**TASK STATEMENT**
Drop the pictures, then extract the listing word for word.

begin INFORMATION PROVIDED

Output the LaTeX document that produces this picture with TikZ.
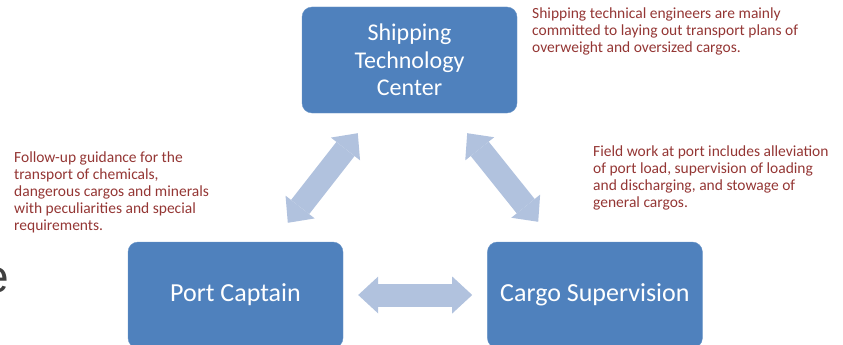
\documentclass[tikz,border=0pt]{standalone}
\usepackage{fontspec}
\setmainfont{Carlito}
\newfontfamily\slidefont{Liberation Sans}
\usetikzlibrary{arrows.meta,positioning}
\definecolor{boxblue}{HTML}{4F81BD}
\definecolor{arrowblue}{HTML}{B1C2DE}
\definecolor{notered}{HTML}{943634}
\tikzset{
rolebox/.style = {rectangle, rounded corners=10pt, fill=boxblue, draw=boxblue!85!white, text=white,
align=center, minimum width=215pt, minimum height=106pt, inner sep=0pt},% boite de role
rolenote/.style = {align=left, inner sep=0pt, text=notered, anchor=north west,
font=\fontsize{15.5}{17}\selectfont},% note rouge
linkarrow/.style = {draw=arrowblue, line width=23pt,
{Triangle[length=20pt,width=37pt,line width=0pt]}-{Triangle[length=20pt,width=37pt,line width=0pt]}}% double fleche pleine
}
\begin{document}
\begin{tikzpicture}[x=1pt,y=-1pt]
	\useasboundingbox (0,0) rectangle (843,345);
	\node [rolebox, font=\fontsize{24}{27.5}\selectfont] (stc) at (409.5,60) {Shipping\\Technology\\Center};
	\node [rolebox, font=\fontsize{26}{30}\selectfont] (port) at (235.5,295) {Port Captain};
	\node [rolebox, font=\fontsize{26}{30}\selectfont, right=144pt of port] (cargo) {Cargo Supervision};
	\draw [linkarrow] ([xshift=160pt,yshift=19pt]port.north west) -- ([xshift=56pt,yshift=-20pt]stc.south west);
	\draw [linkarrow] ([xshift=-50pt,yshift=-20pt]stc.south east) -- ([xshift=51pt,yshift=20pt]cargo.north west);
	\draw [linkarrow] ([xshift=15pt]port.east) -- ([xshift=-15pt]cargo.west);
	\node [rolenote] (stcnote) at (532,8) {Shipping technical engineers are mainly\\committed to laying out transport plans of\\overweight and oversized cargos.};
	\node [rolenote] (portnote) at (14,152) {Follow-up guidance for the\\transport of chemicals,\\dangerous cargos and minerals\\with peculiarities and special\\requirements.};
	\node [rolenote] (cargonote) at (593,146) {Field work at port includes alleviation\\of port load, supervision of loading\\and discharging, and stowage of\\general cargos.};
	\node [font=\slidefont\fontsize{46}{50}\selectfont, text=black!75, inner sep=0pt, anchor=base east] (cut) at (9,292) {e};
\end{tikzpicture}
\end{document}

end INFORMATION PROVIDED

**SOLUTION TO THE EXERCISE**
Output the LaTeX document that produces this picture with TikZ.
\documentclass[tikz,border=0pt]{standalone}
\usepackage{fontspec}
\setmainfont{Carlito}
\newfontfamily\slidefont{Liberation Sans}
\usetikzlibrary{arrows.meta,positioning}
\definecolor{boxblue}{HTML}{4F81BD}
\definecolor{arrowblue}{HTML}{B1C2DE}
\definecolor{notered}{HTML}{943634}
\tikzset{
rolebox/.style = {rectangle, rounded corners=10pt, fill=boxblue, draw=boxblue!85!white, text=white,
align=center, minimum width=215pt, minimum height=106pt, inner sep=0pt},% boite de role
rolenote/.style = {align=left, inner sep=0pt, text=notered, anchor=north west,
font=\fontsize{15.5}{17}\selectfont},% note rouge
linkarrow/.style = {draw=arrowblue, line width=23pt,
{Triangle[length=20pt,width=37pt,line width=0pt]}-{Triangle[length=20pt,width=37pt,line width=0pt]}}% double fleche pleine
}
\begin{document}
\begin{tikzpicture}[x=1pt,y=-1pt]
	\useasboundingbox (0,0) rectangle (843,345);
	\node [rolebox, font=\fontsize{24}{27.5}\selectfont] (stc) at (409.5,60) {Shipping\\Technology\\Center};
	\node [rolebox, font=\fontsize{26}{30}\selectfont] (port) at (235.5,295) {Port Captain};
	\node [rolebox, font=\fontsize{26}{30}\selectfont, right=144pt of port] (cargo) {Cargo Supervision};
	\draw [linkarrow] ([xshift=160pt,yshift=19pt]port.north west) -- ([xshift=56pt,yshift=-20pt]stc.south west);
	\draw [linkarrow] ([xshift=-50pt,yshift=-20pt]stc.south east) -- ([xshift=51pt,yshift=20pt]cargo.north west);
	\draw [linkarrow] ([xshift=15pt]port.east) -- ([xshift=-15pt]cargo.west);
	\node [rolenote] (stcnote) at (532,8) {Shipping technical engineers are mainly\\committed to laying out transport plans of\\overweight and oversized cargos.};
	\node [rolenote] (portnote) at (14,152) {Follow-up guidance for the\\transport of chemicals,\\dangerous cargos and minerals\\with peculiarities and special\\requirements.};
	\node [rolenote] (cargonote) at (593,146) {Field work at port includes alleviation\\of port load, supervision of loading\\and discharging, and stowage of\\general cargos.};
	\node [font=\slidefont\fontsize{46}{50}\selectfont, text=black!75, inner sep=0pt, anchor=base east] (cut) at (9,292) {e};
\end{tikzpicture}
\end{document}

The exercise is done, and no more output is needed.